[Begin Input material]

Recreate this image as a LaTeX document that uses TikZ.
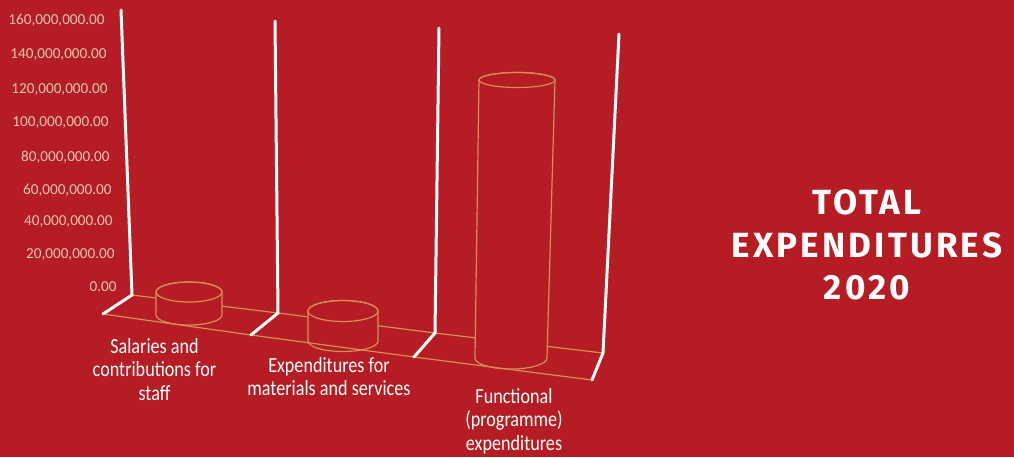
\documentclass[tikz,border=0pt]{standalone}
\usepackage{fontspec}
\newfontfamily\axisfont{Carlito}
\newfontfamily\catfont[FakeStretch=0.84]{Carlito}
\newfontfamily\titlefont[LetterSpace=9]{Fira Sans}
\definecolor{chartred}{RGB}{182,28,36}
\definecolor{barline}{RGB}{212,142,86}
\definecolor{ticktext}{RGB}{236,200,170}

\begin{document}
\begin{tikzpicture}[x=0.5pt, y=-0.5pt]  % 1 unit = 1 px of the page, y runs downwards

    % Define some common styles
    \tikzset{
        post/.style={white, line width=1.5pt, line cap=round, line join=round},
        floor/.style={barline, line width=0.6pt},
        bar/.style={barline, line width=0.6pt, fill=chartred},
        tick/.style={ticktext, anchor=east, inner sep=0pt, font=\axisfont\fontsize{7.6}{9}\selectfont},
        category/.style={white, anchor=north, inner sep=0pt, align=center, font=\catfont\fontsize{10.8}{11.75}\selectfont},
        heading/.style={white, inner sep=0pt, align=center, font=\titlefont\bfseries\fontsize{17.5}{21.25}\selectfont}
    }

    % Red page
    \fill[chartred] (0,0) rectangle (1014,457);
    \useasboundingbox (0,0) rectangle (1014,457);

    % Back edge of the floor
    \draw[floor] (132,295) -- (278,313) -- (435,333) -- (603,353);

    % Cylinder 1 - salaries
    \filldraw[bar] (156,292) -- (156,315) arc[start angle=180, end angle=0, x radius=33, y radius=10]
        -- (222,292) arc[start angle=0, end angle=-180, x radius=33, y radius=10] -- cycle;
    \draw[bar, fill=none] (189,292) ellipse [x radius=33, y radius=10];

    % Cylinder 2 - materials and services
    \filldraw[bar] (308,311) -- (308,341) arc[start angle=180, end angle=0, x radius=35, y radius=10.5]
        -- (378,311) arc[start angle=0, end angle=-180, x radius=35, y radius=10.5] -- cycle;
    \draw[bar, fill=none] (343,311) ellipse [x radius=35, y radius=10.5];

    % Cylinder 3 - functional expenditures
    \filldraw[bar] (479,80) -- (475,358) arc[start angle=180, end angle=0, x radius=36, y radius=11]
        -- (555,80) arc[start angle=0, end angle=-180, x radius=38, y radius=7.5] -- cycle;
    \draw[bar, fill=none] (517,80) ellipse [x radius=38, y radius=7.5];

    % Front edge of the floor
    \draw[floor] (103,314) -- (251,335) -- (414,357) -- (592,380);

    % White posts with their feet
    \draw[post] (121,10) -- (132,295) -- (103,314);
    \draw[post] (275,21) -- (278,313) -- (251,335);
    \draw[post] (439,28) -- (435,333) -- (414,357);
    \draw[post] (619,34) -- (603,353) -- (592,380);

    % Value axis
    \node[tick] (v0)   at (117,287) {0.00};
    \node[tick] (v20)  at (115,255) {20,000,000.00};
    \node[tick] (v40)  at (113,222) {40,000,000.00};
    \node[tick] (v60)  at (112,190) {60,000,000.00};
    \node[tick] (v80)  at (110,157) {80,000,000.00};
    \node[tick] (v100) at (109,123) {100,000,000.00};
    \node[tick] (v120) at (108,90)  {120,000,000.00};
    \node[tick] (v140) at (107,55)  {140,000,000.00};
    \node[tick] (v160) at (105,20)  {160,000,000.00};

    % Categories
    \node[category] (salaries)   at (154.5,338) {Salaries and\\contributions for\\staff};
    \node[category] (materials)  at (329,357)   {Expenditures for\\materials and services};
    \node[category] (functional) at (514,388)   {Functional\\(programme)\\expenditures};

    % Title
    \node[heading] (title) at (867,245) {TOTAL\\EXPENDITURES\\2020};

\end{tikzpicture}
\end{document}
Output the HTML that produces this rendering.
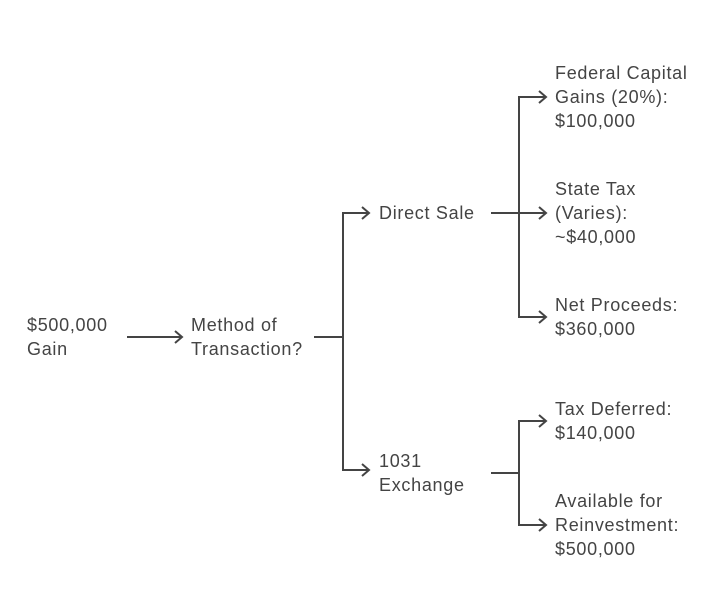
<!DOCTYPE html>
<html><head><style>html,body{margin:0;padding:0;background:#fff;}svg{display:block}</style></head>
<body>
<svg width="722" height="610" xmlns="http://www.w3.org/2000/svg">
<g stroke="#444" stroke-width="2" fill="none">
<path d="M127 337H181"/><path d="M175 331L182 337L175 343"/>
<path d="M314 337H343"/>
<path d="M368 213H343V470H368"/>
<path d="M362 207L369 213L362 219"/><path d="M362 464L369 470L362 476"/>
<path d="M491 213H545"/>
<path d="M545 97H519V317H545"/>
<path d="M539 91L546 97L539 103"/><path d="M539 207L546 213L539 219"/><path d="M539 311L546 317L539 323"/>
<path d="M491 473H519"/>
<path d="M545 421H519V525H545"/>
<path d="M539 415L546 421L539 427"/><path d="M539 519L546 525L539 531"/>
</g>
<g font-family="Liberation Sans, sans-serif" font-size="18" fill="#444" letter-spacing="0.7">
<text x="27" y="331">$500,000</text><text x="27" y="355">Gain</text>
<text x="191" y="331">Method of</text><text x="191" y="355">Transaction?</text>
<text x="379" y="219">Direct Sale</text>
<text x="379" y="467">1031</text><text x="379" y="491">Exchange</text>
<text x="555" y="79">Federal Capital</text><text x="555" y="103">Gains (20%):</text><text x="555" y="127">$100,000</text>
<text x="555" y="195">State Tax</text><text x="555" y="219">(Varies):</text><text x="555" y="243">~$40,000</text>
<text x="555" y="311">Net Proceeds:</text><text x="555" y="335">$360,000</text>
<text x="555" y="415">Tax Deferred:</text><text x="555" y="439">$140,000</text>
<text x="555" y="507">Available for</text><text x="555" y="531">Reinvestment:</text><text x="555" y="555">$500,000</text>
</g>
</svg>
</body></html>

[End Input material]

### Exercise
Please quote the records above exactly, beginning at the line that contains "Output the HTML that produces this rendering." and ending at their last line. Leave the pictures out.

### Complete output
Output the HTML that produces this rendering.
<!DOCTYPE html>
<html><head><style>html,body{margin:0;padding:0;background:#fff;}svg{display:block}</style></head>
<body>
<svg width="722" height="610" xmlns="http://www.w3.org/2000/svg">
<g stroke="#444" stroke-width="2" fill="none">
<path d="M127 337H181"/><path d="M175 331L182 337L175 343"/>
<path d="M314 337H343"/>
<path d="M368 213H343V470H368"/>
<path d="M362 207L369 213L362 219"/><path d="M362 464L369 470L362 476"/>
<path d="M491 213H545"/>
<path d="M545 97H519V317H545"/>
<path d="M539 91L546 97L539 103"/><path d="M539 207L546 213L539 219"/><path d="M539 311L546 317L539 323"/>
<path d="M491 473H519"/>
<path d="M545 421H519V525H545"/>
<path d="M539 415L546 421L539 427"/><path d="M539 519L546 525L539 531"/>
</g>
<g font-family="Liberation Sans, sans-serif" font-size="18" fill="#444" letter-spacing="0.7">
<text x="27" y="331">$500,000</text><text x="27" y="355">Gain</text>
<text x="191" y="331">Method of</text><text x="191" y="355">Transaction?</text>
<text x="379" y="219">Direct Sale</text>
<text x="379" y="467">1031</text><text x="379" y="491">Exchange</text>
<text x="555" y="79">Federal Capital</text><text x="555" y="103">Gains (20%):</text><text x="555" y="127">$100,000</text>
<text x="555" y="195">State Tax</text><text x="555" y="219">(Varies):</text><text x="555" y="243">~$40,000</text>
<text x="555" y="311">Net Proceeds:</text><text x="555" y="335">$360,000</text>
<text x="555" y="415">Tax Deferred:</text><text x="555" y="439">$140,000</text>
<text x="555" y="507">Available for</text><text x="555" y="531">Reinvestment:</text><text x="555" y="555">$500,000</text>
</g>
</svg>
</body></html>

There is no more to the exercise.